Real-world ML systems present two additional hurdles for an attacker to overcome before carrying out a successful attack. The first hurdle is that some of these systems are likely to process physical manifestations of objects before carrying out inference. This is particularly true of computer vision systems in applications such as self-driving cars and optical character recognition systems. For such systems, it is not enough to demonstrate that the underlying ML model changes its outputs when presented with adversarial examples since the perturbations added to generate these must be robust to changes in environmental conditions and processing pipelines. These requirements led to a line of research on physical adversarial examples , which are generated while accounting for these additional constraints. The second hurdle is that for a real-world ML system, the attacker is unlikely to have knowledge of the internals of the model being attacked, which is required for the generation of adversarial examples. Most ML models are proprietary and if an attacker manages to gain access to the ML model via software and/or hardware vulnerabilities, then the threat of adversarial examples will no longer remain the most pertinent one.

To overcome this hurdle, black-box evasion attacks were proposed. The first instantiations of these relied on the observation that adversarial examples were likely to transfer from one model to another if the models were similar enough. However, since the similarity of models relies on a number of factors such as the architecture, choice of hyperparameters and the data used for training, transferability-based attacks have low effectiveness against deployed ML systems which allow inputs to be submitted for inference [Clarifai, Google Vision API, Watson Visual Recognition].
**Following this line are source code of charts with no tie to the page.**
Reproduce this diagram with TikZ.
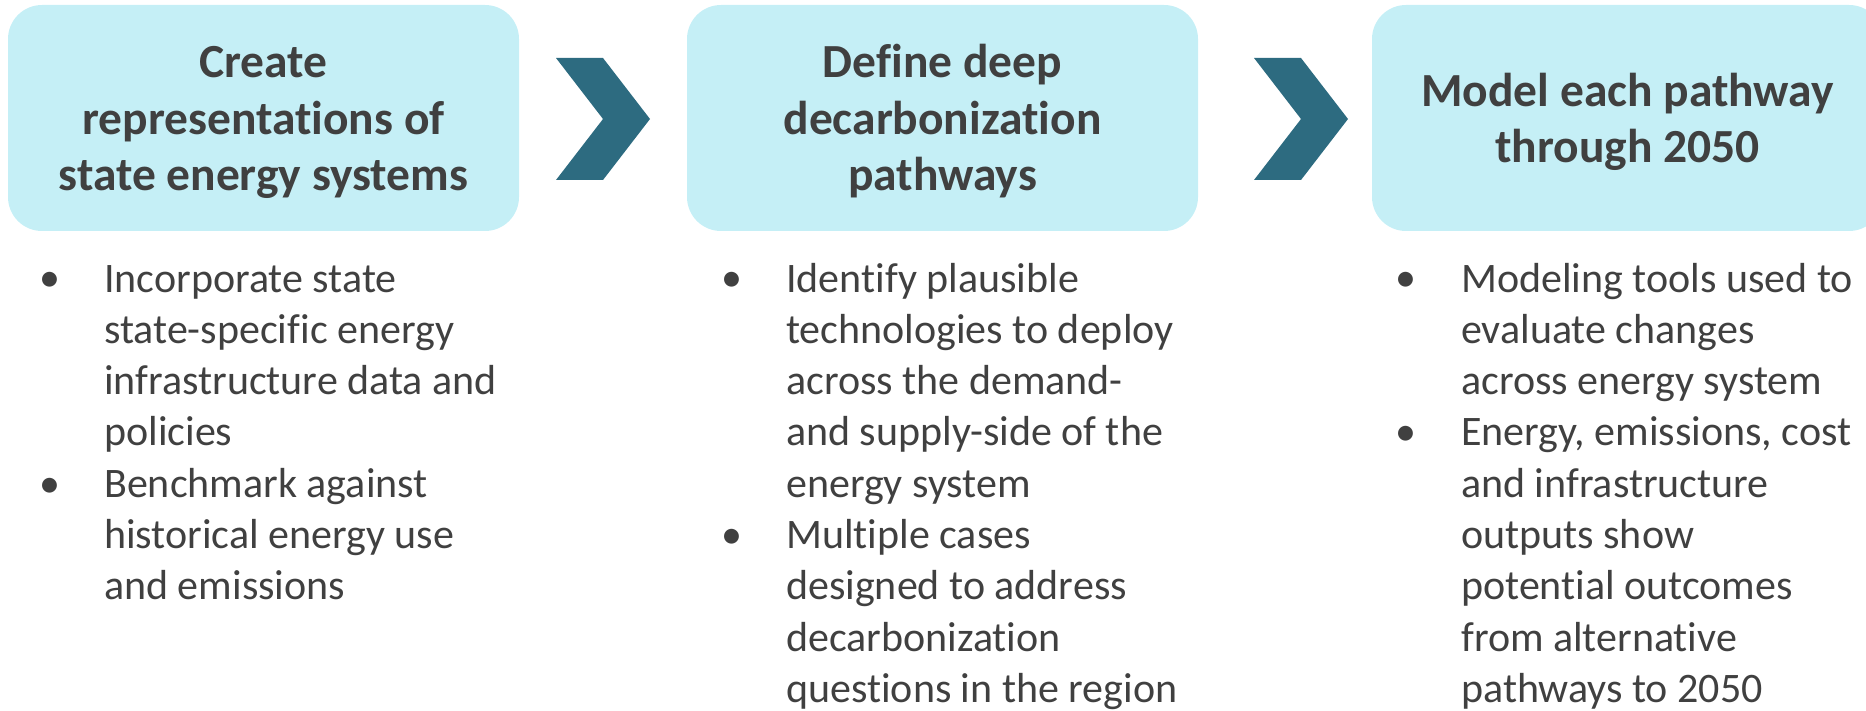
\documentclass[tikz,border=0pt]{standalone}
\usepackage{fontspec}
\setmainfont[Ligatures=NoCommon]{Carlito}
\definecolor{boxfill}{HTML}{C5EFF6}
\definecolor{chevblue}{HTML}{2D6B80}
\definecolor{txtgray}{HTML}{404040}

\begin{document}
\begin{tikzpicture}[x=1pt,y=-1pt,
	stage/.style={draw=none,fill=boxfill,rounded corners=34pt,minimum width=511pt,minimum height=226pt,inner sep=0pt},
	stagetitle/.style={text=txtgray,align=center,anchor=base,inner sep=0pt,font=\bfseries\fontsize{47.5}{56.8}\selectfont},
	itemtext/.style={text=txtgray,align=left,anchor=base west,inner sep=0pt,font=\fontsize{42}{51.3}\selectfont},
	bulletdot/.style={text=txtgray,anchor=base,inner sep=0pt,font=\fontsize{42}{51.3}\selectfont}]
	\useasboundingbox (0,0) rectangle (1866,711);

	% stage boxes
	\node[stage] (create) at (263.5,118) {};
	\node[stage] (define) at (942.5,118) {};
	\node[stage] (model) at (1627.5,118) {};

	% titles, placed on the baseline of their last line
	\node[stagetitle] (createT) at (263.5,191) {Create\\representations of\\state energy systems};
	\node[stagetitle] (defineT) at (942.5,191) {Define deep\\decarbonization\\pathways};
	\node[stagetitle] (modelT) at (1627.5,163) {Model each pathway\\through 2050};

	% chevrons between the stages
	\foreach \x in {556,1254}
		\fill[chevblue] (\x,58) -- ++(47,0) -- ++(47,61) -- ++(-47,61) -- ++(-47,0) -- ++(47,-61) -- cycle;

	% bullet lists (text nodes sit on the baseline of their last line)
	\node[bulletdot] (createD1) at (50,292) {•};
	\node[itemtext] (createI1) at (104,445.9) {Incorporate state\\state-specific energy\\infrastructure data and\\policies};
	\node[bulletdot] (createD2) at (50,497.2) {•};
	\node[itemtext] (createI2) at (104,599.8) {Benchmark against\\historical energy use\\and emissions};

	\node[bulletdot] (defineD1) at (732,292) {•};
	\node[itemtext] (defineI1) at (786,497.2) {Identify plausible\\technologies to deploy\\across the demand-\\and supply-side of the\\energy system};
	\node[bulletdot] (defineD2) at (732,548.5) {•};
	\node[itemtext] (defineI2) at (786,702.4) {Multiple cases\\designed to address\\decarbonization\\questions in the region};

	\node[bulletdot] (modelD1) at (1406,292) {•};
	\node[itemtext] (modelI1) at (1461,394.6) {Modeling tools used to\\evaluate changes\\across energy system};
	\node[bulletdot] (modelD2) at (1406,445.9) {•};
	\node[itemtext] (modelI2) at (1461,702.4) {Energy, emissions, cost\\and infrastructure\\outputs show\\potential outcomes\\from alternative\\pathways to 2050};
\end{tikzpicture}
\end{document}
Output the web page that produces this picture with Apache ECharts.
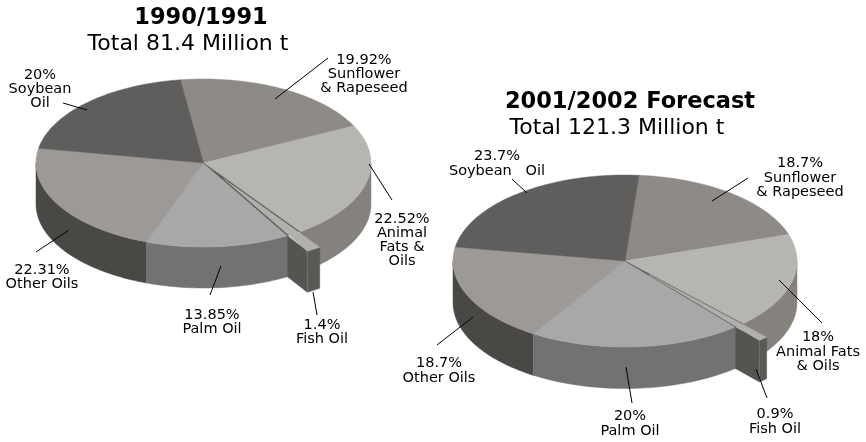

To defend against evasion attacks, a wide variety of defenses have been proposed. One line of defenses focuses on using ensembling procedures to improve robustness while another, perhaps the most popular, is based on altering the training procedure to account for the presence of adversarial examples during training, and in particular, iterative adversarial training. The latter, however, is reliant on a careful specification of the adversary’s threat model in order to be effective. A further drawback of these empirical defenses is that they are often vulnerable to adaptive attacks, leading to an arms race between attacks and defenses. To circumvent this, several defenses have been proposed that are provably robust given a specification of the adversary’s capabilities. Unfortunately, provable robustness has only been shown for adversaries with very limited capabilities, making the utility of such defenses suspect for a real-world deployment.